Other features of the extensive music program range from the Chamber Landscapes weekend at UKARIA, curated by Australian Chamber Orchestra director and violinist Richard Tognetti pondering the concept of “Nothing”, to a “Daylight Express” series of lunchtime concerts at Elder Hall. Music Viva will host Long Lost Loves (and Grey Suede Gloves), featuring mezzo-soprano Anna Dowsley; the Goldner String Quartet will play three concerts as part of their final season; Adelaide Chamber Singers will perform Carl Crossin’s composition “There Will Come Soft Rain”, and, likely to be in keen demand, excellent Icelandic pianist Víkingur Ólafsson will play the most awaited “Goldberg Variations” since Glenn Gould.
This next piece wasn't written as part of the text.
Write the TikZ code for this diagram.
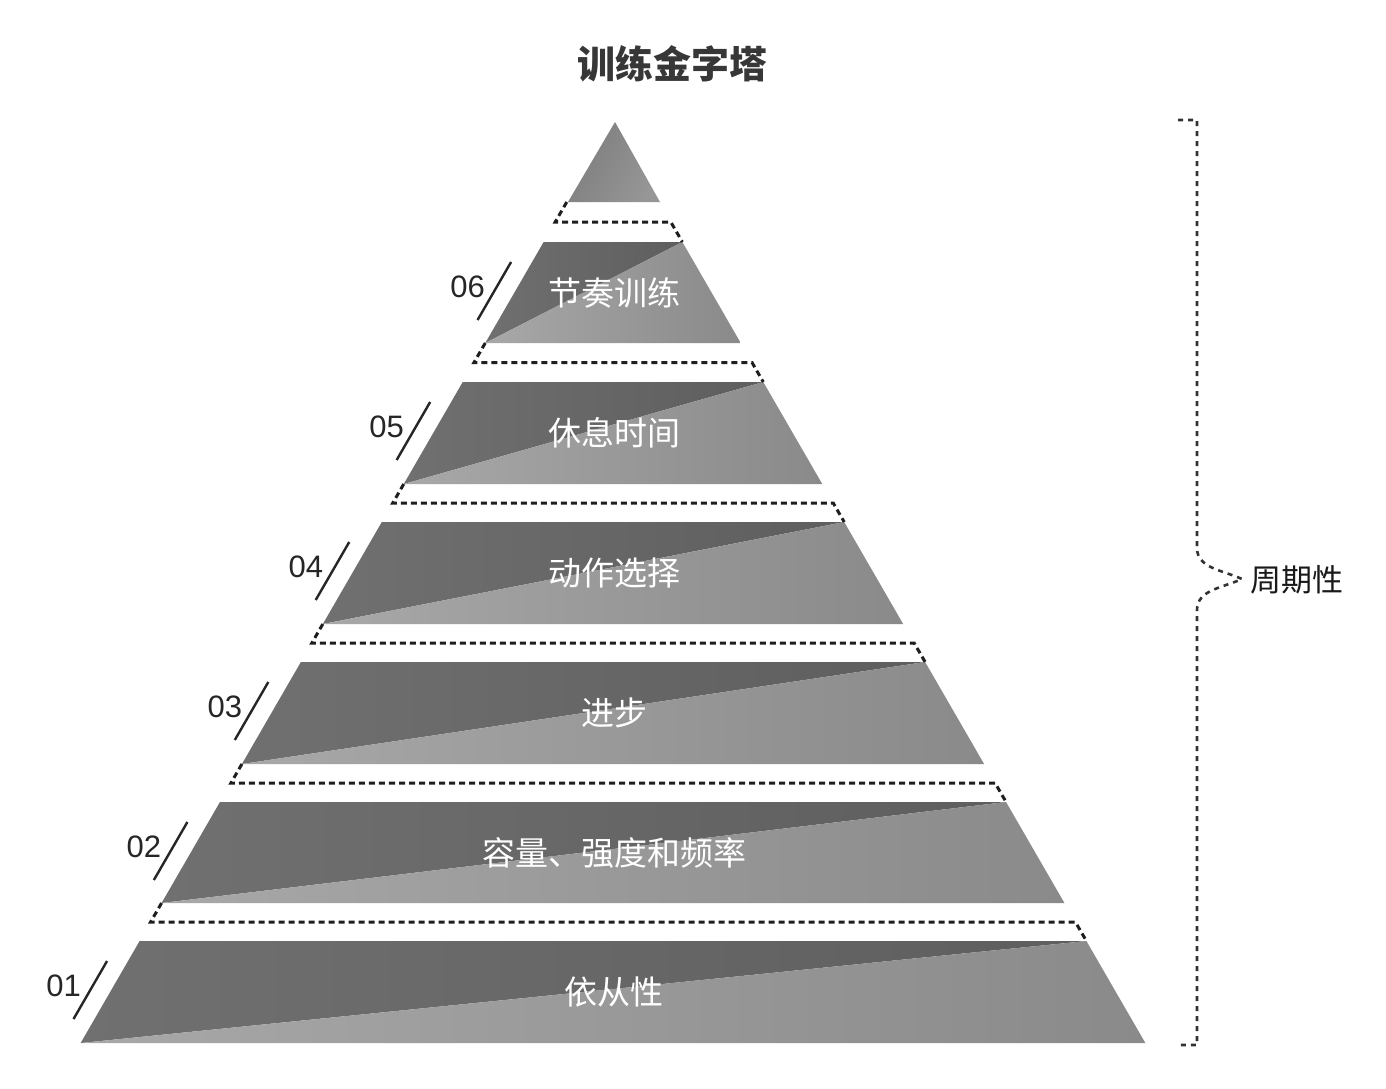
\documentclass[tikz,border=0pt]{standalone}
\usepackage{fontspec}
\setmainfont{Liberation Sans}
\newfontfamily\cjk{Noto Sans CJK SC}
\definecolor{dkL}{RGB}{112,112,112}
\definecolor{dkR}{RGB}{94,94,94}
\definecolor{ltL}{RGB}{168,168,168}
\definecolor{ltR}{RGB}{138,138,138}
\definecolor{triA}{RGB}{125,125,125}
\definecolor{triB}{RGB}{150,150,150}
\definecolor{dashc}{RGB}{30,30,30}
\definecolor{titlec}{RGB}{55,55,55}
\begin{document}
\begin{tikzpicture}[x=1pt,y=-1pt,
  bandtext/.style={text=white,font=\fontsize{33}{33}\selectfont\cjk,inner sep=0pt},
  numtext/.style={text=black!85,font=\fontsize{31}{31}\selectfont,inner sep=0pt},
  slash/.style={line width=2.4pt,black!85},
  gapdash/.style={line width=3pt,dashc,dash pattern=on 6pt off 4pt},
  bracedash/.style={line width=2.6pt,black!80,dash pattern=on 5pt off 5pt}]
\useasboundingbox (0,0) rectangle (1386,1088);
\fill[white] (0,0) rectangle (1386,1088);
\def\cx{613}
\def\kk{0.578}
\def\ay{122}
% title
\node[text=titlec,font=\fontsize{38}{38}\selectfont\cjk\bfseries,inner sep=0pt] (title) at (672,64) {训练金字塔};
% top triangle
\shade[left color=triA,right color=triB,shading angle=60] (615,122) -- (660,202) -- (568,202) -- cycle;
% bands
\foreach \yt/\yb/\txt/\num in {242/343/节奏训练/06, 382/484/休息时间/05, 522/624/动作选择/04, 662/764/进步/03, 802/903/容量、强度和频率/02, 941/1043/依从性/01}{
  \pgfmathsetmacro\xlt{\cx-(\yt-\ay)*\kk}
  \pgfmathsetmacro\xrt{\cx+(\yt-\ay)*\kk}
  \pgfmathsetmacro\xlb{\cx-(\yb-\ay)*\kk}
  \pgfmathsetmacro\xrb{\cx+(\yb-\ay)*\kk}
  \shade[left color=dkL,right color=dkR] (\xlb,\yb) -- (\xlt,\yt) -- (\xrt,\yt) -- cycle;
  \shade[left color=ltL,right color=ltR] (\xlb,\yb) -- (\xrt,\yt) -- (\xrb,\yb) -- cycle;
  \pgfmathsetmacro\ym{(\yt+\yb)/2}
  \node[bandtext] (band\num) at (614,\ym) {\txt};
  \pgfmathsetmacro\yn{\yt+45}
  \pgfmathsetmacro\xn{\cx-(\yn-\ay)*\kk-50}
  \node[numtext] (num\num) at (\xn,\yn) {\num};
  \pgfmathsetmacro\ysa{\yt+20}
  \pgfmathsetmacro\ysb{\yt+78}
  \pgfmathsetmacro\xsa{\cx-(\ysa-\ay)*\kk-21}
  \pgfmathsetmacro\xsb{\cx-(\ysb-\ay)*\kk-21}
  \coordinate (sa\num) at (\xsa,\ysa);
  \coordinate (sb\num) at (\xsb,\ysb);
  \draw[slash] (sb\num) -- (sa\num);
}
% gap dashed connectors
\foreach \ya/\yc in {202/242, 343/382, 484/522, 624/662, 764/802, 903/941}{
  \pgfmathsetmacro\ym{(\ya+\yc)/2}
  \pgfmathsetmacro\xla{\cx-(\ya-\ay)*\kk}
  \pgfmathsetmacro\xlm{\cx-(\ym-\ay)*\kk}
  \pgfmathsetmacro\xrm{\cx+(\ym-\ay)*\kk}
  \pgfmathsetmacro\xrc{\cx+(\yc-\ay)*\kk}
  \draw[gapdash] (\xla,\ya) -- (\xlm,\ym) -- (\xrm,\ym) -- (\xrc,\yc);
}
% brace
\node[text=black!90,font=\fontsize{31}{31}\selectfont\cjk,inner sep=0pt,anchor=west] (period) at (1250,580) {周期性};
\coordinate (tip) at (1242,579);
\coordinate (btop) at (1178,120);
\coordinate (bbot) at (1178,1045);
\draw[bracedash] (btop) -- (1197,120) -- (1197,548) .. controls (1197,568) and (1222,570) .. (tip) .. controls (1222,588) and (1197,590) .. (1197,610) -- (1197,1045) -- (bbot);
\end{tikzpicture}
\end{document}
The centrepiece of the visual arts program will be the 2024 Adelaide Biennial of Australian Art with the previously announced theme Inner Sanctum, which will see curator José Da Silva contemplate “the imagination as a place of refuge and sanctuary”. A group exhibition at Adelaide Contemporary Experimental under the wry banner of Yucky will centre on the experiences of people who are living with disabilities, chronically ill or neurodivergent, while the work of 20 mid-career South Australian artists will be showcased in Neoterica, a follow-up to 2022’s Neoteric.

Director Louise Adler’s line-up for the 2024 Adelaide Writers’ Week includes Elizabeth Strout, Mary Beard, Trent Dalton, Anna Funder, David Marr and Alexis Wright, with the full line-up to be revealed nearer the time.

Ruth Mackenzie puts up the final image in her showcase presentation. It is a list: 17 days, 64 events, 16 world premieres, 12 Australian premieres, 23 Adelaide exclusives. But she is still asking the questions: What are festivals for? And how do you work with artists and citizens to understand how to build a festival for the future?

In the meantime, the program is out. The 2024 AF is on its way.

The program for the 2024 Adelaide Festival (March 1-17) is now online.